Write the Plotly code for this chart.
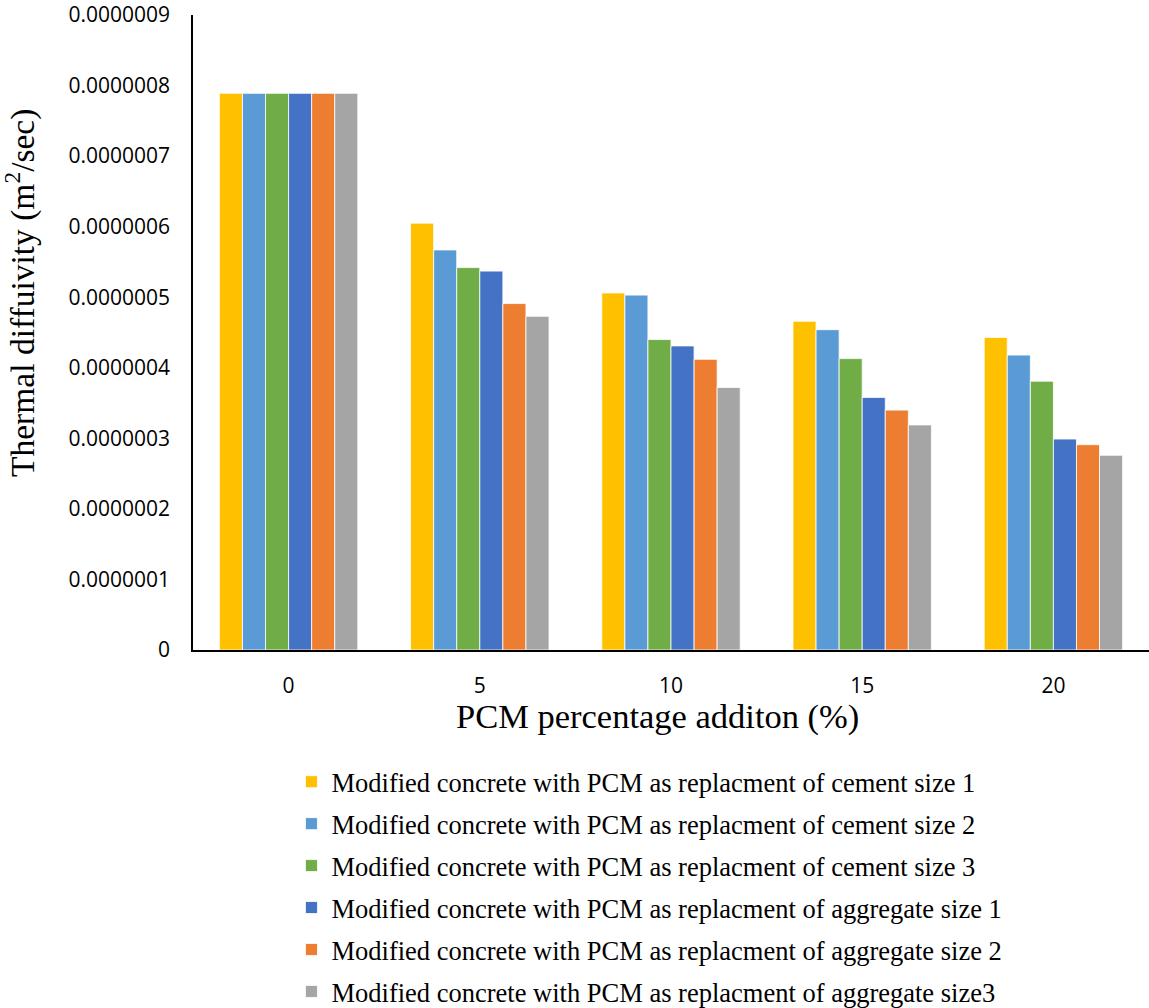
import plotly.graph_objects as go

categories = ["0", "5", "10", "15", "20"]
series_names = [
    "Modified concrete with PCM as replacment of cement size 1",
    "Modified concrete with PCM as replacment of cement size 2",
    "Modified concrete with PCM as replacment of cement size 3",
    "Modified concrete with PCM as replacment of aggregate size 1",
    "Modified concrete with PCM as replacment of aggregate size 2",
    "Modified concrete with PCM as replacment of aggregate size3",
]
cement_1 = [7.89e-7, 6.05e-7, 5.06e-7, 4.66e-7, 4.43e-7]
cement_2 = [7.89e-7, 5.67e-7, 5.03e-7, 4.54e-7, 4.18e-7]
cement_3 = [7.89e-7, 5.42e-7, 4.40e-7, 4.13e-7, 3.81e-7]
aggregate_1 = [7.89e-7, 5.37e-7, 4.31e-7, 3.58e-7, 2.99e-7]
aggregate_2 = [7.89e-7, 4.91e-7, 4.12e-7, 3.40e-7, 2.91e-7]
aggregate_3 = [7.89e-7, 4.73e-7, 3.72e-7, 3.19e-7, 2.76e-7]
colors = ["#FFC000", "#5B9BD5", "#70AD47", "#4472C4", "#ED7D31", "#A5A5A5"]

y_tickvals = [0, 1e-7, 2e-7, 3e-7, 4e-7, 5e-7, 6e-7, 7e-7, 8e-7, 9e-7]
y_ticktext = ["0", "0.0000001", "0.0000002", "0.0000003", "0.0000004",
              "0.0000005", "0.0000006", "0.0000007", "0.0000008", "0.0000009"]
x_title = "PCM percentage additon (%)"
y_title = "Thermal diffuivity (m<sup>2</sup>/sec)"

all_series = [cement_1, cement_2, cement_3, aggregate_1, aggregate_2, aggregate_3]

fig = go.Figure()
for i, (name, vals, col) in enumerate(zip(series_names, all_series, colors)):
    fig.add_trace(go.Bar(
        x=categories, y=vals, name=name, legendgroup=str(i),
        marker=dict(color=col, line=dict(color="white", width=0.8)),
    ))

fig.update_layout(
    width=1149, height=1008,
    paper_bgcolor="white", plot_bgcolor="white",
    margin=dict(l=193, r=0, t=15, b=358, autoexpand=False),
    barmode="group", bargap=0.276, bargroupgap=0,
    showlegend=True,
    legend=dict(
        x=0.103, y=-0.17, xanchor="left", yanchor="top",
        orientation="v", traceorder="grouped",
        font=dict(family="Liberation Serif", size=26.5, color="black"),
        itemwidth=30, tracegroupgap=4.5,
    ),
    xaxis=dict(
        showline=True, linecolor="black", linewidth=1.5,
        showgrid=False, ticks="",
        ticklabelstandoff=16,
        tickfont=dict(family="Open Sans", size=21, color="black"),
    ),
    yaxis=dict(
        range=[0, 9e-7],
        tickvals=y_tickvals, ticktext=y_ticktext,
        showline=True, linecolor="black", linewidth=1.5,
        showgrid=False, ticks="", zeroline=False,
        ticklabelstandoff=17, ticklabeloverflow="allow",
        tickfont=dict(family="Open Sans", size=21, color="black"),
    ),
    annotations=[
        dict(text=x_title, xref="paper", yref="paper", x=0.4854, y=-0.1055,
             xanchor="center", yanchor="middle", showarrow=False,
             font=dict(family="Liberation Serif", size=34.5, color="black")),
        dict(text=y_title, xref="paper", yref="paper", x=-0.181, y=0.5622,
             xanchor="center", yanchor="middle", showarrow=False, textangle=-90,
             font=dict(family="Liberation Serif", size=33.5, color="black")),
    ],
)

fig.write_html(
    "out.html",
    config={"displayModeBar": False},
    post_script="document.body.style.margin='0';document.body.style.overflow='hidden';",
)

________________________

▸ **What you should do**: Pictures stay out. Print the data exactly, from its first line through the line containing "import plotly.graph_objects as go".

▸ **Full response**:
Write the Plotly code for this chart.
import plotly.graph_objects as go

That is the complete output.